Я не монархист, но Романовым благодарен
— Деньги городу, безусловно, нужны. Но после войны, когда денег было куда меньше, их тратили на восстановление разрушенного города и дворцовых комплексов в Царском Селе. Неужели тогда лучше понимали важность сохранения исторических ценностей и восстановления утраченной красоты?
— Решение о восстановлении дворцов Царского Села принимали Политбюро и лично Сталин. Они понимали важность этого и позаботились о том, чтобы заняться восстановлением загубленных во время войны дворцовых комплексов. Еще напомню, что, когда Екатерина решала вопрос о памятнике Петру — она лично решила его в пользу Медного всадника. Когда Николай Первый лично занимался градостроительством Петербурга — он великолепно решал вопросы о набережных Невы. Наши монархи приглашали замечательных архитекторов, которые не обезобразили город, а сделали его красивым, в чем во многом заслуга не только архитекторов, но и царствующего дома. Что такое линия дворцов, особняков на набережной? Это уважение к нашей истории, к нашей культуре. Ни один из великих князей не позволил себе нарушить эту линию — первый, кто ее нарушил, был Большой дом. Дивная красота петербургских панорам, которая открывается перед нами, — это памятник также и культуре царствующего дома. Я не монархист, но я благодарю за то, что все это удавалось сохранить из года в год, из десятилетия в десятилетие, из века в век.
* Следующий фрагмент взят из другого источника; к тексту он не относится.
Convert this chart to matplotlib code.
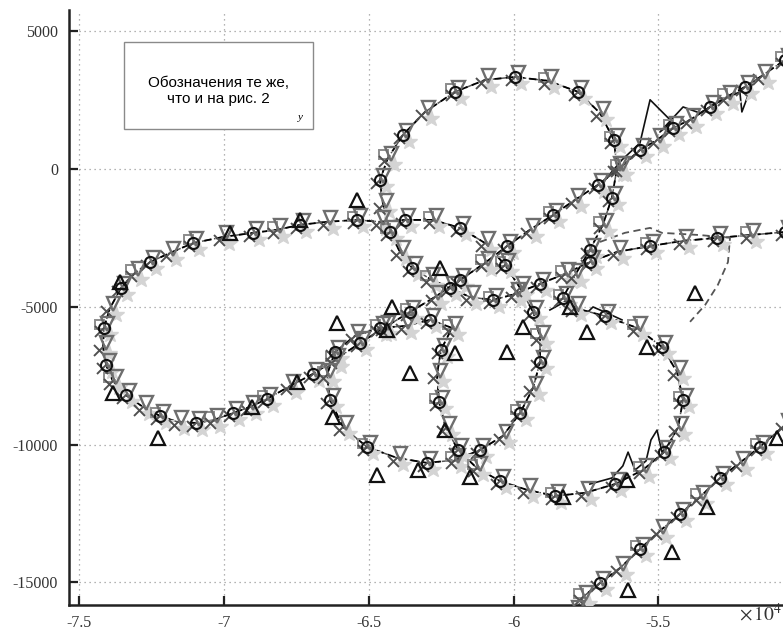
import matplotlib
matplotlib.use("Agg")
import matplotlib.pyplot as plt
from matplotlib.patches import Rectangle
from matplotlib.markers import MarkerStyle
from matplotlib.transforms import Affine2D

# ---------------- data ----------------
path_x = [-50630, -51840, -52980, -54150, -55290, -56430, -57370, -58230, -59090, -59960,
          -60710, -61510, -62200, -62890, -63510, -63930, -64270, -64510, -64620, -64340,
          -63820, -63060, -62030, -60990, -59960, -58820, -57780, -57020, -56540, -56430,
          -56610, -56920, -57370, -57880, -58300, -57880, -56850, -55740, -54880, -54360,
          -54150, -54330, -54810, -55540, -56500, -57540, -58570, -59540, -60470, -61270,
          -61920, -62340, -62580, -62650, -62510, -62130, -62890, -63750, -64620, -65480,
          -66170, -66450, -66340, -65890, -65070, -64030, -62990, -62030, -61160, -60370,
          -59780, -59330, -59090, -59090, -59330, -59780, -60300, -60990, -61850, -62790,
          -63750, -64620, -65410, -66450, -67380, -68170, -69000, -70040, -71070, -71870,
          -72560, -73080, -73560, -73940, -74150, -74180, -74080, -73840, -73390, -72800,
          -72210, -71590, -70970, -70350, -69690, -69110, -68520, -67720, -66930, -66170,
          -65310, -64440, -63580, -62720, -61850, -60990, -60230, -59440, -58640, -57880,
          -57090, -56330, -55640, -55050, -54500, -53910, -53220, -52640, -52010, -51430, -50630]
path_y = [-2280, -2390, -2490, -2600, -2790, -3000, -3370, -3800, -4160, -4530,
          -4750, -4640, -4310, -3980, -3580, -3000, -2280, -1300, -390, 410,
          1250, 2080, 2810, 3240, 3350, 3210, 2810, 2040, 1060, 50,
          -1040, -2020, -2930, -3840, -4670, -5040, -5330, -5760, -6450, -7360,
          -8380, -9390, -10270, -10920, -11430, -11750, -11860, -11640, -11320, -10850,
          -10190, -9390, -8450, -7470, -6560, -5760, -5470, -5690, -5760, -6050,
          -6630, -7470, -8380, -9360, -10080, -10480, -10660, -10560, -10190, -9680,
          -8850, -7940, -7000, -6090, -5180, -4310, -3470, -2680, -2130, -1840,
          -1840, -1910, -1840, -1910, -2020, -2200, -2310, -2460, -2680, -3040,
          -3370, -3770, -4310, -5040, -5760, -6450, -7110, -7690, -8200, -8630,
          -8960, -9180, -9210, -9100, -8850, -8630, -8340, -7870, -7430, -6920,
          -6310, -5730, -5180, -4640, -4020, -3400, -2790, -2200, -1660, -1110,
          -570, 50, 700, 1060, 1500, 1790, 2260, 2630, 2990, 3390, 3970]

seg2_x = [-57880, -57610, -57020, -56330, -55640, -54950, -54260, -53570, -52880, -52190, -51500, -50630]
seg2_y = [-16070, -15530, -15020, -14480, -13790, -13130, -12520, -11900, -11210, -10660, -10080, -9280]

jag1_x = [-56850, -56260, -55640, -55290, -54530, -54950, -54150, -53570, -53050, -52190, -52120, -51770]
jag1_y = [-390, 340, 950, 2520, 1720, 1350, 2260, 2040, 2370, 2810, 2080, 3060]
jag2_x = [-58750, -58060, -57610, -57260, -56780, -56260]
jag2_y = [-5110, -4710, -5360, -5000, -5220, -5470]
jag3_x = [-57370, -56610, -56230, -56050, -55810, -55430, -55260, -55050, -54880, -54530]
jag3_y = [-11430, -11210, -10770, -10270, -10920, -10590, -9830, -9470, -10270, -9830]

det_x = [-57020, -56160, -55290, -54880, -53570, -52530, -52600, -52950, -53390, -53910]
det_y = [-2640, -2310, -2130, -2310, -2390, -2490, -3370, -4200, -4930, -5540]

tri_x = [-67380, -72280, -69800, -65410, -62540, -64200, -64380, -63580, -62030, -62370,
         -64720, -63300, -61510, -66240, -66100, -60230, -58060, -57470, -55400, -56090,
         -58300, -53330, -54530, -56050, -50910, -53740, -73840, -73600, -67480, -69040, -59680]
tri_y = [-1840, -9760, -2310, -1110, -3580, -5000, -5840, -7400, -6670, -9470,
         -11100, -10920, -11170, -8990, -5580, -6630, -5000, -5910, -6450, -11280,
         -11900, -12260, -13900, -15280, -9760, -4490, -8120, -4090, -7720, -8630, -5730]

x_ticks = [-75000, -70000, -65000, -60000, -55000]
x_tick_labels = ['-7.5', '-7', '-6.5', '-6', '-5.5']
y_ticks = [-15000, -10000, -5000, 0, 5000]
y_tick_labels = ['-15000', '-10000', '-5000', '0', '5000']
note_text = "Обозначения те же,\nчто и на рис. 2"


def shifted(marker, dx, dy):
    return MarkerStyle(marker, transform=Affine2D().translate(dx, dy))


# ---------------- figure ----------------
fig = plt.figure(figsize=(7.83, 6.30), dpi=100)
ax = fig.add_axes([69 / 783, 25 / 630, 714 / 783, 595 / 630])
ax.set_xlim(-75356, -50700)
ax.set_ylim(-15820, 5780)

ax.grid(True, color='#9a9a9a', linestyle=(0, (1, 3)), linewidth=0.9)
ax.set_axisbelow(True)

# lines
for xs, ys in ((path_x, path_y), (seg2_x, seg2_y)):
    ax.plot(xs, ys, color='#555555', linestyle='-.', linewidth=1.1, zorder=2)
    ax.plot(xs, ys, color='black', linestyle=(0, (4, 2.5)), linewidth=1.3, zorder=2)
for xs, ys in ((jag1_x, jag1_y), (jag2_x, jag2_y), (jag3_x, jag3_y)):
    ax.plot(xs, ys, color='#111111', linestyle='-', linewidth=1.2, zorder=3)
ax.plot(det_x, det_y, color='#555555', linestyle=(0, (4, 2.5)), linewidth=1.3, zorder=3)

# markers
for xs, ys in ((path_x, path_y), (seg2_x, seg2_y)):
    ax.plot(xs, ys, linestyle='none', marker=shifted('*', 0.35, -0.4), ms=12,
            color='#d4d4d4', mec='#d4d4d4', zorder=4)
    ax.plot(xs[1::3], ys[1::3], linestyle='none', marker=shifted('s', -0.45, 0.35), ms=7,
            mfc='none', mec='#8c8c8c', mew=1.4, zorder=5)
    ax.plot(xs, ys, linestyle='none', marker=shifted('x', -0.3, -0.3), ms=8.5,
            mec='#505050', mew=1.4, zorder=5)
    ax.plot(xs, ys, linestyle='none', marker=shifted('v', 0.25, 0.3), ms=10,
            mfc='none', mec='#6e6e6e', mew=1.7, zorder=6)
    ax.plot(xs[0::2], ys[0::2], linestyle='none', marker='o', ms=8,
            mfc='none', mec='#111111', mew=1.5, zorder=7)
ax.plot(tri_x, tri_y, linestyle='none', marker='^', ms=9.5,
        mfc='none', mec='#111111', mew=1.6, zorder=7)

# axes styling
for side in ('top', 'right'):
    ax.spines[side].set_visible(False)
for side in ('left', 'bottom'):
    ax.spines[side].set_linewidth(1.8)
    ax.spines[side].set_color('#222222')
ax.set_xticks(x_ticks)
ax.set_xticklabels(x_tick_labels)
ax.set_yticks(y_ticks)
ax.set_yticklabels(y_tick_labels)
ax.tick_params(direction='in', length=6.5, width=1.6, color='#222222',
               labelsize=11.5, labelcolor='#333333')
ax.tick_params(axis='y', pad=8)
ax.tick_params(axis='x', pad=7)
for lab in ax.get_xticklabels() + ax.get_yticklabels():
    lab.set_fontfamily('Liberation Serif')

# note box
ax.add_patch(Rectangle((0.077, 0.800), 0.2647, 0.146, transform=ax.transAxes,
                       facecolor='white', edgecolor='#8a8a8a', linewidth=1.0, zorder=10))
ax.text(0.2087, 0.864, note_text, transform=ax.transAxes, ha='center', va='center',
        fontsize=11, family='Liberation Sans', linespacing=1.2, zorder=11)
ax.text(0.3235, 0.820, 'y', transform=ax.transAxes, ha='center', va='center',
        fontsize=8, family='Liberation Serif', style='italic', zorder=11)

# offset label
fig.text(0.9995, 1 - 614 / 630, r'$\times\,10^{4}$', ha='right', va='center',
         fontsize=14, color='#333333', math_fontfamily='stix', zorder=20)

fig.savefig('out.png', dpi=100)
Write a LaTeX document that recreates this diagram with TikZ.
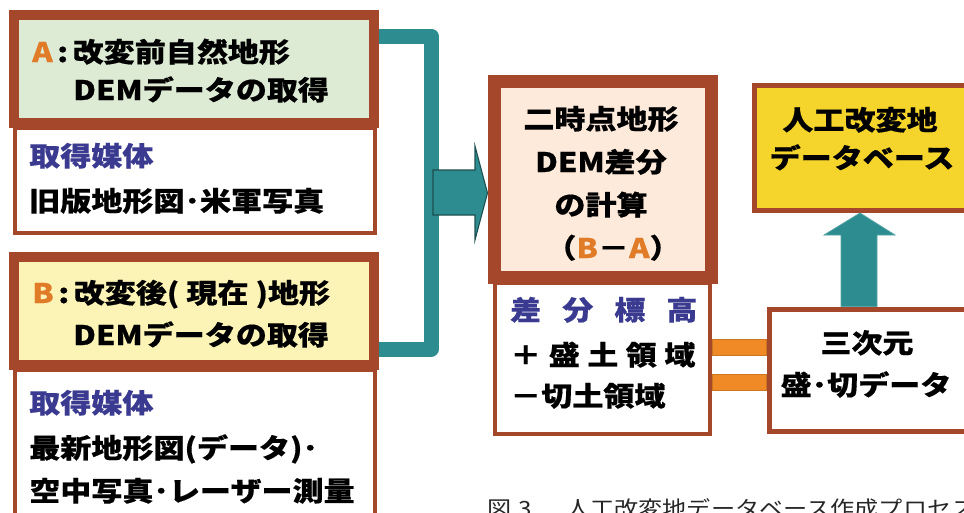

— Вы надеетесь, что удастся не допустить появления небоскреба?
— Надеюсь. И хочу сказать еще: очень важно, что в этом деле обнажилась структура нашей интеллигенции. Из людей, зависимых от власти, Михаил Борисович Пиотровский ведь мог перешагнуть через свою зависимость и выступить против башни. К сожалению, в нашей интеллигенции не очень много людей независимых. Но, с другой стороны, все больше становится тех, кто понимает, что речь сейчас идет о судьбе великого наследия, которое можно непоправимо испортить. Оно не наше. Оно принадлежит всему миру. И хочется, чтобы питерцы почувствовали, что можно чего-то добиться, если не отмалчиваться.